● PROBLEM TO SOLVE:
Reproduce the material word for word; the images stay out.

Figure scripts
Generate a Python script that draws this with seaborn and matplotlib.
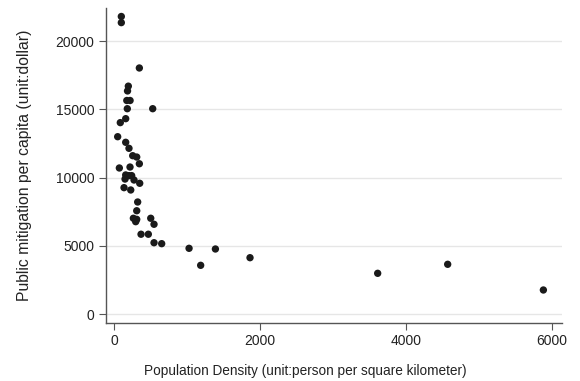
import matplotlib
matplotlib.use("Agg")
import matplotlib.pyplot as plt
import seaborn as sns
import pandas as pd

density = [100, 100, 347, 196, 185, 175, 220, 182, 530, 160, 86, 50, 160, 205,
           256, 311, 347, 73, 219, 160, 205, 242, 151, 274, 352, 137, 229, 324,
           311, 265, 311, 297, 503, 548, 370, 470, 548, 653, 1028, 1187, 1389,
           1863, 3612, 4571, 5882]
mitigation = [21800, 21350, 18030, 16700, 16350, 15650, 15650, 15050, 15050,
              14320, 14030, 13000, 12590, 12150, 11610, 11510, 11020, 10710,
              10780, 10200, 10150, 10150, 9900, 9830, 9590, 9270, 9100, 8220,
              7580, 7030, 6950, 6780, 7030, 6590, 5860, 5860, 5240, 5170, 4830,
              3585, 4780, 4143, 3000, 3660, 1779]
x_ticks = [0, 2000, 4000, 6000]
y_ticks = [0, 5000, 10000, 15000, 20000]

df = pd.DataFrame({"density": density, "mitigation": mitigation})

sns.set_theme(style="white")
plt.rcParams['font.family'] = ['Liberation Sans', 'DejaVu Sans']

W, H = 580, 381
fig = plt.figure(figsize=(W / 100, H / 100), dpi=100)
ax = fig.add_axes([105.7/W, 1 - 322.7/H, (561.7-105.7)/W, (322.7-8)/H])

sns.scatterplot(data=df, x="density", y="mitigation", ax=ax, s=28,
                color="#1a1a1a", edgecolor="none", linewidth=0, zorder=3)

ax.set_xlim(-114, 6133)
ax.set_ylim(-615, 22421)
ax.set_xticks(x_ticks)
ax.set_yticks(y_ticks)
ax.set_xticklabels([str(t) for t in x_ticks])
ax.set_yticklabels([str(t) for t in y_ticks])
ax.yaxis.grid(True, color="#e6e6e6", linewidth=1.0)
ax.xaxis.grid(False)
ax.set_axisbelow(True)

for s in ["top", "right"]:
    ax.spines[s].set_visible(False)
for s in ["left", "bottom"]:
    ax.spines[s].set_color("#555555")
    ax.spines[s].set_linewidth(1.0)

ax.tick_params(axis="both", which="major", direction="out", length=5, width=0.8,
               color="#555555", labelsize=10, labelcolor="#222222",
               bottom=True, left=True, pad=3)

ax.set_xlabel("")
ax.set_ylabel("")
fig.text(305/W, 1 - 371/H, "Population Density (unit:person per square kilometer)",
         ha="center", va="center", fontsize=9.8, color="#222222")
fig.text(25/W, 1 - 165/H, "Public mitigation per capita (unit:dollar)",
         ha="center", va="center", rotation=90, fontsize=11.3, color="#222222")

fig.savefig("out.png", dpi=100)
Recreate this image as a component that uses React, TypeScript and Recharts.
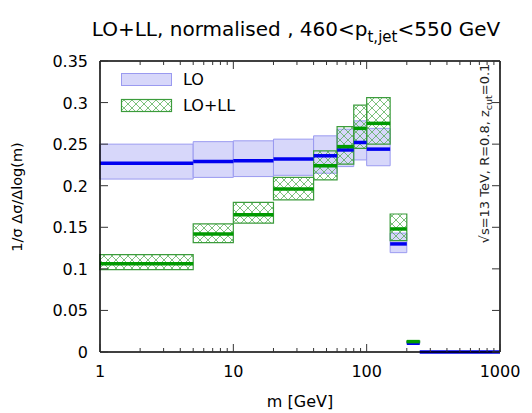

● TASK RESULT:
Generate a Python script that draws this with seaborn and matplotlib.
import matplotlib
matplotlib.use("Agg")
import matplotlib.pyplot as plt
import seaborn as sns
import pandas as pd

density = [100, 100, 347, 196, 185, 175, 220, 182, 530, 160, 86, 50, 160, 205,
           256, 311, 347, 73, 219, 160, 205, 242, 151, 274, 352, 137, 229, 324,
           311, 265, 311, 297, 503, 548, 370, 470, 548, 653, 1028, 1187, 1389,
           1863, 3612, 4571, 5882]
mitigation = [21800, 21350, 18030, 16700, 16350, 15650, 15650, 15050, 15050,
              14320, 14030, 13000, 12590, 12150, 11610, 11510, 11020, 10710,
              10780, 10200, 10150, 10150, 9900, 9830, 9590, 9270, 9100, 8220,
              7580, 7030, 6950, 6780, 7030, 6590, 5860, 5860, 5240, 5170, 4830,
              3585, 4780, 4143, 3000, 3660, 1779]
x_ticks = [0, 2000, 4000, 6000]
y_ticks = [0, 5000, 10000, 15000, 20000]

df = pd.DataFrame({"density": density, "mitigation": mitigation})

sns.set_theme(style="white")
plt.rcParams['font.family'] = ['Liberation Sans', 'DejaVu Sans']

W, H = 580, 381
fig = plt.figure(figsize=(W / 100, H / 100), dpi=100)
ax = fig.add_axes([105.7/W, 1 - 322.7/H, (561.7-105.7)/W, (322.7-8)/H])

sns.scatterplot(data=df, x="density", y="mitigation", ax=ax, s=28,
                color="#1a1a1a", edgecolor="none", linewidth=0, zorder=3)

ax.set_xlim(-114, 6133)
ax.set_ylim(-615, 22421)
ax.set_xticks(x_ticks)
ax.set_yticks(y_ticks)
ax.set_xticklabels([str(t) for t in x_ticks])
ax.set_yticklabels([str(t) for t in y_ticks])
ax.yaxis.grid(True, color="#e6e6e6", linewidth=1.0)
ax.xaxis.grid(False)
ax.set_axisbelow(True)

for s in ["top", "right"]:
    ax.spines[s].set_visible(False)
for s in ["left", "bottom"]:
    ax.spines[s].set_color("#555555")
    ax.spines[s].set_linewidth(1.0)

ax.tick_params(axis="both", which="major", direction="out", length=5, width=0.8,
               color="#555555", labelsize=10, labelcolor="#222222",
               bottom=True, left=True, pad=3)

ax.set_xlabel("")
ax.set_ylabel("")
fig.text(305/W, 1 - 371/H, "Population Density (unit:person per square kilometer)",
         ha="center", va="center", fontsize=9.8, color="#222222")
fig.text(25/W, 1 - 165/H, "Public mitigation per capita (unit:dollar)",
         ha="center", va="center", rotation=90, fontsize=11.3, color="#222222")

fig.savefig("out.png", dpi=100)
Recreate this image as a component that uses React, TypeScript and Recharts.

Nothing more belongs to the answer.